TASK TO CARRY OUT | Write the listing below out again exactly, dropping the images.

######

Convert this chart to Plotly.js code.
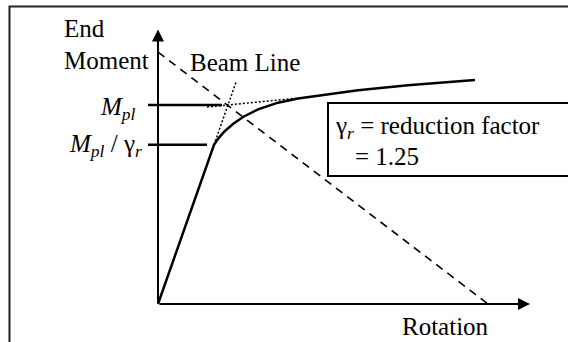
<!DOCTYPE html>
<html>
<head>
<meta charset="utf-8">
<script src="https://cdn.plot.ly/plotly-3.0.1.min.js"></script>
<style>
  html, body { margin: 0; padding: 0; background: #fff; }
  #chart { width: 568px; height: 342px; }
</style>
</head>
<body>
<div id="chart"></div>
<script>
// moment-rotation curve (moment in units of Mpl)
const rotation = [0, 0.56, 0.60, 0.66, 0.75, 0.85, 1.0, 1.2, 1.4, 1.6, 2.0, 2.5, 3.17];
const moment   = [0, 0.80, 0.83, 0.865, 0.905, 0.94, 0.978, 1.012, 1.033, 1.047, 1.074, 1.10, 1.126];

// beam line
const beamRot = [0, 3.30];
const beamMom = [1.266, 0];

// dotted construction lines
const elasticRot = [0.56, 0.78];
const elasticMom = [0.80, 1.115];
const plasticRot = [0.49, 1.45];
const plasticMom = [0.99, 1.0375];

// reference levels
const gammaR = 1.25;
const mplRot = [-0.10, 0.64];
const mplMom = [1, 1];
const mredRot = [-0.10, 0.49];
const mredMom = [1 / gammaR, 1 / gammaR];

// axis extents
const axisRotEnd = 3.72;
const axisMomEnd = 1.38;

const font = { family: "'Liberation Serif', 'Times New Roman', serif", size: 25, color: '#000' };

const line = (x, y, width, dash) => ({
  x: x, y: y, type: 'scatter', mode: 'lines', hoverinfo: 'skip',
  line: { color: '#000', width: width, dash: dash || 'solid' }
});

const data = [
  line(beamRot, beamMom, 1.6, '8px,6px'),
  line(elasticRot, elasticMom, 1.5, '2px,2px'),
  line(plasticRot, plasticMom, 1.5, '2px,2px'),
  line(mplRot, mplMom, 2.5),
  line(mredRot, mredMom, 2.5),
  line(rotation, moment, 2.5)
];

const arrow = (x, y) => ({
  x: x, y: y, ax: 0, ay: 0, xref: 'x', yref: 'y', axref: 'x', ayref: 'y',
  text: '', showarrow: true, arrowhead: 2, arrowsize: 1.2, arrowwidth: 2, arrowcolor: '#000'
});

const label = (text, x, y, xanchor) => ({
  text: text, x: x, y: y, xref: 'x', yref: 'y', showarrow: false,
  xanchor: xanchor || 'left', yanchor: 'middle', align: xanchor || 'left', font: font
});

const layout = {
  width: 568, height: 342,
  margin: { l: 0, r: 0, t: 0, b: 0 },
  paper_bgcolor: '#fff', plot_bgcolor: '#fff',
  showlegend: false,
  font: font,
  xaxis: { range: [-1.58, 4.10], visible: false, fixedrange: true },
  yaxis: { range: [-0.191, 1.528], visible: false, fixedrange: true },
  shapes: [
    { type: 'path', xref: 'paper', yref: 'paper',
      path: 'M 0.0167,-0.2 L 0.0167,0.981 L 1.2,0.981',
      line: { color: '#222', width: 2 } },
    { type: 'rect', xref: 'x', yref: 'y', x0: 1.70, x1: 4.6, y0: 0.643, y1: 1.01,
      fillcolor: '#fff', line: { color: '#000', width: 2 } }
  ],
  annotations: [
    arrow(axisRotEnd, 0),
    arrow(0, axisMomEnd),
    label('End', -0.96, 1.387),
    label('Moment', -0.96, 1.224),
    label('Beam Line', 0.30, 1.216),
    label('<i>M<sub>pl</sub></i>', -0.20, 0.985, 'right'),
    label('<i>M<sub>pl</sub></i> / γ<sub><i>r</i></sub>', -0.14, 0.795, 'right'),
    label('γ<sub><i>r</i></sub> = reduction factor', 1.75, 0.885),
    label('= 1.25', 1.95, 0.739),
    label('Rotation', 2.42, -0.113)
  ]
};

Plotly.newPlot('chart', data, layout, { displayModeBar: false, staticPlot: true });
</script>
</body>
</html>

######

RESULT |
Convert this chart to Plotly.js code.
<!DOCTYPE html>
<html>
<head>
<meta charset="utf-8">
<script src="https://cdn.plot.ly/plotly-3.0.1.min.js"></script>
<style>
  html, body { margin: 0; padding: 0; background: #fff; }
  #chart { width: 568px; height: 342px; }
</style>
</head>
<body>
<div id="chart"></div>
<script>
// moment-rotation curve (moment in units of Mpl)
const rotation = [0, 0.56, 0.60, 0.66, 0.75, 0.85, 1.0, 1.2, 1.4, 1.6, 2.0, 2.5, 3.17];
const moment   = [0, 0.80, 0.83, 0.865, 0.905, 0.94, 0.978, 1.012, 1.033, 1.047, 1.074, 1.10, 1.126];

// beam line
const beamRot = [0, 3.30];
const beamMom = [1.266, 0];

// dotted construction lines
const elasticRot = [0.56, 0.78];
const elasticMom = [0.80, 1.115];
const plasticRot = [0.49, 1.45];
const plasticMom = [0.99, 1.0375];

// reference levels
const gammaR = 1.25;
const mplRot = [-0.10, 0.64];
const mplMom = [1, 1];
const mredRot = [-0.10, 0.49];
const mredMom = [1 / gammaR, 1 / gammaR];

// axis extents
const axisRotEnd = 3.72;
const axisMomEnd = 1.38;

const font = { family: "'Liberation Serif', 'Times New Roman', serif", size: 25, color: '#000' };

const line = (x, y, width, dash) => ({
  x: x, y: y, type: 'scatter', mode: 'lines', hoverinfo: 'skip',
  line: { color: '#000', width: width, dash: dash || 'solid' }
});

const data = [
  line(beamRot, beamMom, 1.6, '8px,6px'),
  line(elasticRot, elasticMom, 1.5, '2px,2px'),
  line(plasticRot, plasticMom, 1.5, '2px,2px'),
  line(mplRot, mplMom, 2.5),
  line(mredRot, mredMom, 2.5),
  line(rotation, moment, 2.5)
];

const arrow = (x, y) => ({
  x: x, y: y, ax: 0, ay: 0, xref: 'x', yref: 'y', axref: 'x', ayref: 'y',
  text: '', showarrow: true, arrowhead: 2, arrowsize: 1.2, arrowwidth: 2, arrowcolor: '#000'
});

const label = (text, x, y, xanchor) => ({
  text: text, x: x, y: y, xref: 'x', yref: 'y', showarrow: false,
  xanchor: xanchor || 'left', yanchor: 'middle', align: xanchor || 'left', font: font
});

const layout = {
  width: 568, height: 342,
  margin: { l: 0, r: 0, t: 0, b: 0 },
  paper_bgcolor: '#fff', plot_bgcolor: '#fff',
  showlegend: false,
  font: font,
  xaxis: { range: [-1.58, 4.10], visible: false, fixedrange: true },
  yaxis: { range: [-0.191, 1.528], visible: false, fixedrange: true },
  shapes: [
    { type: 'path', xref: 'paper', yref: 'paper',
      path: 'M 0.0167,-0.2 L 0.0167,0.981 L 1.2,0.981',
      line: { color: '#222', width: 2 } },
    { type: 'rect', xref: 'x', yref: 'y', x0: 1.70, x1: 4.6, y0: 0.643, y1: 1.01,
      fillcolor: '#fff', line: { color: '#000', width: 2 } }
  ],
  annotations: [
    arrow(axisRotEnd, 0),
    arrow(0, axisMomEnd),
    label('End', -0.96, 1.387),
    label('Moment', -0.96, 1.224),
    label('Beam Line', 0.30, 1.216),
    label('<i>M<sub>pl</sub></i>', -0.20, 0.985, 'right'),
    label('<i>M<sub>pl</sub></i> / γ<sub><i>r</i></sub>', -0.14, 0.795, 'right'),
    label('γ<sub><i>r</i></sub> = reduction factor', 1.75, 0.885),
    label('= 1.25', 1.95, 0.739),
    label('Rotation', 2.42, -0.113)
  ]
};

Plotly.newPlot('chart', data, layout, { displayModeBar: false, staticPlot: true });
</script>
</body>
</html>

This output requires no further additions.